Et pour relativiser : malgré la simplicité de ces lois, je ne connais aucun média social, petit ou grand, qui arrive à toutes les respecter. Et pour autant leurs responsables ne sont toujours pas en prison (pas encore, haha !). Bref, c’est important d’essayer de faire les choses bien, mais faut être réaliste : ce n’est pas là qu’on aura le plus vite des ennuis. Il faut juste savoir que certaines choses sont plus vite problématiques que d’autres : jouer avec la propriété intellectuelle ça va, jouer avec l’argent ça va moins bien
La question modération vs liberté d’expression (sujet pas évidents et potentiellement explosif, donc lisez bien ce que les autres écrivent et réfléchissez bien avant d’écrire, soyez explicite dans vos écrits…)
Attention avant de citer Popper. Le plus simple, ne pas le faire, le pauvre homme est tellement mal lu et mal compris qu’il finit par justifier n’importe quoi. Et cette infographie est une illustration de « ne rien comprendre à la philosophie ». Je développerais si ça intéresse du monde, mais j’écris déjà un bon pavé, et pour faire court : sortir Popper, hors contexte, sans le texte original, et lui faire dire n’importe quoi, c’est sortir un argument d’autorité qui décrédibilise le reste de l’intervention :s
Le piège que je vois trop souvent…
Bref, c’est la vraie grande question, dont la réponse se trouve dans votre communauté. Si vous êtes un petit groupe d’amis partageant la même vision du monde, votre charte doit montrer cette vision pour éviter que quelqu’un de trop insupportable pour vous demande à rejoindre le chatons. Si vous avez comme objectif d’accueillir des publics potentiellement fragilisés, votre charte doit protéger ces gens. Si vous aimez faire exploser les trollomètres, votre charte peut aussi le refléter ! La charte, ou les règles de bonne conduite au sein de votre communauté est là pour refléter « qui vous êtes ». C’est acceptable de ne pas vouloir parler à tout le monde (ou pas tout le temps). C’est acceptable de vouloir rencontrer et dialoguer avec les plus lointaines altérités. C’est un choix à faire, et il s’agit moins de liberté d’expression que de décider avec qui vous avez envie d’être en relation. On ne choisit pas sa famille, on peut choisir ses amis
À titre personnel, je navigue entre des communautés « fermées » où je me sens en sécurité pour exprimer des pans de ma personnalité qui ne sont pas « normés », et des communautés ouvertes, voire à l’antipode de mon mode de vie, parce que je redoute fortement ce que je qualifie de « dérives grégaires ». Et je remercie toutes ces communautés d’exister et de me faire une place. Je considère comme normal de ne pas aborder certains sujets, de ne pas pratiquer certains actions dans certaines de ces communautés (vu que je peux le faire ailleurs). Ma liberté d’expression n’est pas en cause, j’ai la possibilité de tout exprimer, mais il y a un lieu pour toute chose.
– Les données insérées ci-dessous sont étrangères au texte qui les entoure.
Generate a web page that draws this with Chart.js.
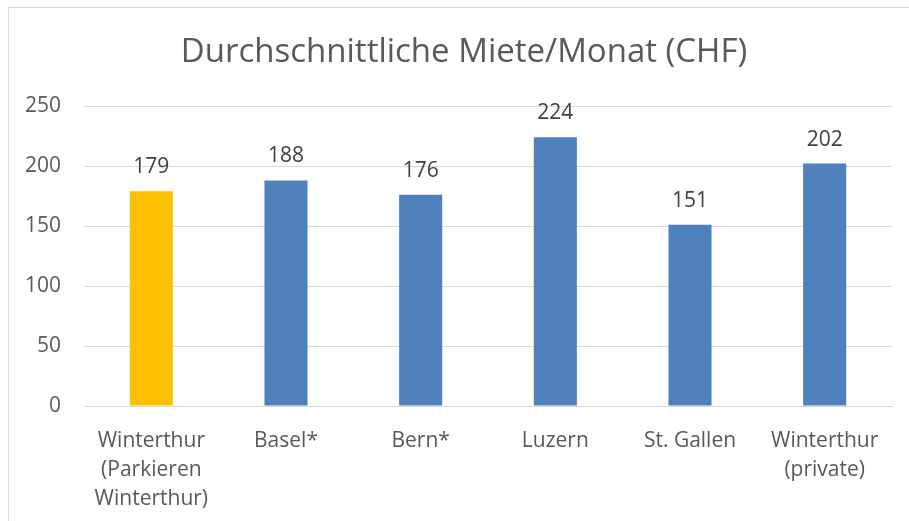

L’impact sur la santé mentale des modérateurs et modératrices
Point très important à prendre en compte… Et il n’y a pas de solution miracle. Je bosse depuis un moment à essayer de rassembler des ressources sur le sujet, c’est un travail de longue haleine, d’autant que chaque communauté doit trouver ses propres solutions. Le plus important : que les modos aient un espace où discuter entre eux, de tout, sans tabou. Cette socialisation et le fait d’échanger à propos des sujets difficiles permet de mieux traverser les problèmes.